╔══

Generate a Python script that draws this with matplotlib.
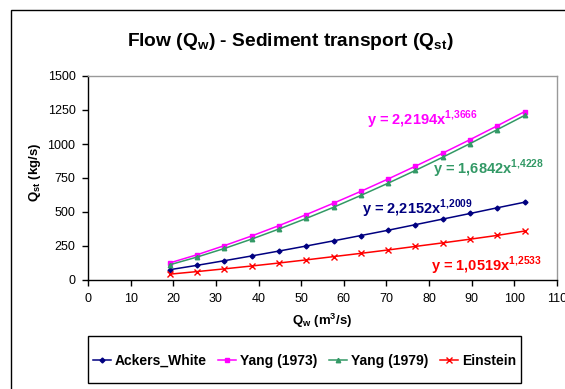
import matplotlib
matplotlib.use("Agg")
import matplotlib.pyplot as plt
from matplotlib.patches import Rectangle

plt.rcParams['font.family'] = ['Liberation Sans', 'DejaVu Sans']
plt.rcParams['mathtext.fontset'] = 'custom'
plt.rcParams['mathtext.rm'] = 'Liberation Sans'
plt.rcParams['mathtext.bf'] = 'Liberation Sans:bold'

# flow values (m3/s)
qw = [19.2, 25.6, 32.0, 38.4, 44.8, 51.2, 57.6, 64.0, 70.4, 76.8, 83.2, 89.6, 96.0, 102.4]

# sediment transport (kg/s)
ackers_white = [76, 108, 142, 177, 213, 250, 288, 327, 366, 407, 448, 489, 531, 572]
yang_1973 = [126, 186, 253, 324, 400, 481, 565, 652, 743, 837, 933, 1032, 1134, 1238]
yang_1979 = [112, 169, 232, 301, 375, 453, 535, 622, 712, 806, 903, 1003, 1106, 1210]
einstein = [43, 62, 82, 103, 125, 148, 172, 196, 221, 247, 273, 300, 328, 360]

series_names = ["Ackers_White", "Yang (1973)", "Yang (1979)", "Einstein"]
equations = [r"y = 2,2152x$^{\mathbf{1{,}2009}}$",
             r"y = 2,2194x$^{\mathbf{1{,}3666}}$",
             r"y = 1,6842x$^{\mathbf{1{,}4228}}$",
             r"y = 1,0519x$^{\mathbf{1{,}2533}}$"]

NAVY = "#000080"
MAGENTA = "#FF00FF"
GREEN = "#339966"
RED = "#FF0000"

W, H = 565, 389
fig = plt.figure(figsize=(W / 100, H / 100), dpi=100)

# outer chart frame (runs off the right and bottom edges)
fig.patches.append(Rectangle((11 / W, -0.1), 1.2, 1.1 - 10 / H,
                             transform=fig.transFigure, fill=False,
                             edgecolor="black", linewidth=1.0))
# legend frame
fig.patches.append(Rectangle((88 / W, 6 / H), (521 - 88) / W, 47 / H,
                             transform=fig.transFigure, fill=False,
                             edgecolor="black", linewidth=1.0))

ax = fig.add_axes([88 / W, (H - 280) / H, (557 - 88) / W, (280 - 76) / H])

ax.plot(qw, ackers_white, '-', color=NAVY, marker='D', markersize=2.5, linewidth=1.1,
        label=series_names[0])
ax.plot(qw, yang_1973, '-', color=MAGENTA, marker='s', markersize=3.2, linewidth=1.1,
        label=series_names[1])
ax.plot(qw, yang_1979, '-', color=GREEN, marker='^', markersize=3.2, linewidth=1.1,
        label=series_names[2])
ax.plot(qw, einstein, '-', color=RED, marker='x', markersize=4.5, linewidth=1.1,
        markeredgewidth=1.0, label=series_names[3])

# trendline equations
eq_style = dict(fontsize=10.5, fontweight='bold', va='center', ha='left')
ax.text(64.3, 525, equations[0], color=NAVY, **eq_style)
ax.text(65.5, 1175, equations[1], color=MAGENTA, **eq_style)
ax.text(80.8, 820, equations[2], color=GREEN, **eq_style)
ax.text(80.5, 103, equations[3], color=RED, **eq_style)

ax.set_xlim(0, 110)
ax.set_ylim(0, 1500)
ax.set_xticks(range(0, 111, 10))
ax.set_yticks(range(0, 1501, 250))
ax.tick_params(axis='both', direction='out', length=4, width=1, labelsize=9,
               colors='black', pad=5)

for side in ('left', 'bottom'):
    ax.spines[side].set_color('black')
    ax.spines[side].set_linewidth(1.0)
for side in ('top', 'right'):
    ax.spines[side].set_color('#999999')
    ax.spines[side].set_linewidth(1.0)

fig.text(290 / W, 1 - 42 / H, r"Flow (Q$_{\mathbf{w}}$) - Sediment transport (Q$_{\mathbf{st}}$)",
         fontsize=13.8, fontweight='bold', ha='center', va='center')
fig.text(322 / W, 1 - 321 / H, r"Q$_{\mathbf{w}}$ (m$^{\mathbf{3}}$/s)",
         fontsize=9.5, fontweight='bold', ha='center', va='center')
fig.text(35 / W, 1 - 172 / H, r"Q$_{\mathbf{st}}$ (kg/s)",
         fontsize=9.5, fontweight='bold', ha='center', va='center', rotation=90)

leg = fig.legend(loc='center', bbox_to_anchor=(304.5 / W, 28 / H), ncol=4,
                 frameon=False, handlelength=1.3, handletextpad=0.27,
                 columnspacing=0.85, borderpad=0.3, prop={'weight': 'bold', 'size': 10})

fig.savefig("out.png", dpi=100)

╚══

▸ **EXERCISE REQUIREMENTS**: Would you set down the listing exactly, omitting pictures?

▸ **EXPECTED ANSWER**:
Generate a Python script that draws this with matplotlib.
import matplotlib
matplotlib.use("Agg")
import matplotlib.pyplot as plt
from matplotlib.patches import Rectangle

plt.rcParams['font.family'] = ['Liberation Sans', 'DejaVu Sans']
plt.rcParams['mathtext.fontset'] = 'custom'
plt.rcParams['mathtext.rm'] = 'Liberation Sans'
plt.rcParams['mathtext.bf'] = 'Liberation Sans:bold'

# flow values (m3/s)
qw = [19.2, 25.6, 32.0, 38.4, 44.8, 51.2, 57.6, 64.0, 70.4, 76.8, 83.2, 89.6, 96.0, 102.4]

# sediment transport (kg/s)
ackers_white = [76, 108, 142, 177, 213, 250, 288, 327, 366, 407, 448, 489, 531, 572]
yang_1973 = [126, 186, 253, 324, 400, 481, 565, 652, 743, 837, 933, 1032, 1134, 1238]
yang_1979 = [112, 169, 232, 301, 375, 453, 535, 622, 712, 806, 903, 1003, 1106, 1210]
einstein = [43, 62, 82, 103, 125, 148, 172, 196, 221, 247, 273, 300, 328, 360]

series_names = ["Ackers_White", "Yang (1973)", "Yang (1979)", "Einstein"]
equations = [r"y = 2,2152x$^{\mathbf{1{,}2009}}$",
             r"y = 2,2194x$^{\mathbf{1{,}3666}}$",
             r"y = 1,6842x$^{\mathbf{1{,}4228}}$",
             r"y = 1,0519x$^{\mathbf{1{,}2533}}$"]

NAVY = "#000080"
MAGENTA = "#FF00FF"
GREEN = "#339966"
RED = "#FF0000"

W, H = 565, 389
fig = plt.figure(figsize=(W / 100, H / 100), dpi=100)

# outer chart frame (runs off the right and bottom edges)
fig.patches.append(Rectangle((11 / W, -0.1), 1.2, 1.1 - 10 / H,
                             transform=fig.transFigure, fill=False,
                             edgecolor="black", linewidth=1.0))
# legend frame
fig.patches.append(Rectangle((88 / W, 6 / H), (521 - 88) / W, 47 / H,
                             transform=fig.transFigure, fill=False,
                             edgecolor="black", linewidth=1.0))

ax = fig.add_axes([88 / W, (H - 280) / H, (557 - 88) / W, (280 - 76) / H])

ax.plot(qw, ackers_white, '-', color=NAVY, marker='D', markersize=2.5, linewidth=1.1,
        label=series_names[0])
ax.plot(qw, yang_1973, '-', color=MAGENTA, marker='s', markersize=3.2, linewidth=1.1,
        label=series_names[1])
ax.plot(qw, yang_1979, '-', color=GREEN, marker='^', markersize=3.2, linewidth=1.1,
        label=series_names[2])
ax.plot(qw, einstein, '-', color=RED, marker='x', markersize=4.5, linewidth=1.1,
        markeredgewidth=1.0, label=series_names[3])

# trendline equations
eq_style = dict(fontsize=10.5, fontweight='bold', va='center', ha='left')
ax.text(64.3, 525, equations[0], color=NAVY, **eq_style)
ax.text(65.5, 1175, equations[1], color=MAGENTA, **eq_style)
ax.text(80.8, 820, equations[2], color=GREEN, **eq_style)
ax.text(80.5, 103, equations[3], color=RED, **eq_style)

ax.set_xlim(0, 110)
ax.set_ylim(0, 1500)
ax.set_xticks(range(0, 111, 10))
ax.set_yticks(range(0, 1501, 250))
ax.tick_params(axis='both', direction='out', length=4, width=1, labelsize=9,
               colors='black', pad=5)

for side in ('left', 'bottom'):
    ax.spines[side].set_color('black')
    ax.spines[side].set_linewidth(1.0)
for side in ('top', 'right'):
    ax.spines[side].set_color('#999999')
    ax.spines[side].set_linewidth(1.0)

fig.text(290 / W, 1 - 42 / H, r"Flow (Q$_{\mathbf{w}}$) - Sediment transport (Q$_{\mathbf{st}}$)",
         fontsize=13.8, fontweight='bold', ha='center', va='center')
fig.text(322 / W, 1 - 321 / H, r"Q$_{\mathbf{w}}$ (m$^{\mathbf{3}}$/s)",
         fontsize=9.5, fontweight='bold', ha='center', va='center')
fig.text(35 / W, 1 - 172 / H, r"Q$_{\mathbf{st}}$ (kg/s)",
         fontsize=9.5, fontweight='bold', ha='center', va='center', rotation=90)

leg = fig.legend(loc='center', bbox_to_anchor=(304.5 / W, 28 / H), ncol=4,
                 frameon=False, handlelength=1.3, handletextpad=0.27,
                 columnspacing=0.85, borderpad=0.3, prop={'weight': 'bold', 'size': 10})

fig.savefig("out.png", dpi=100)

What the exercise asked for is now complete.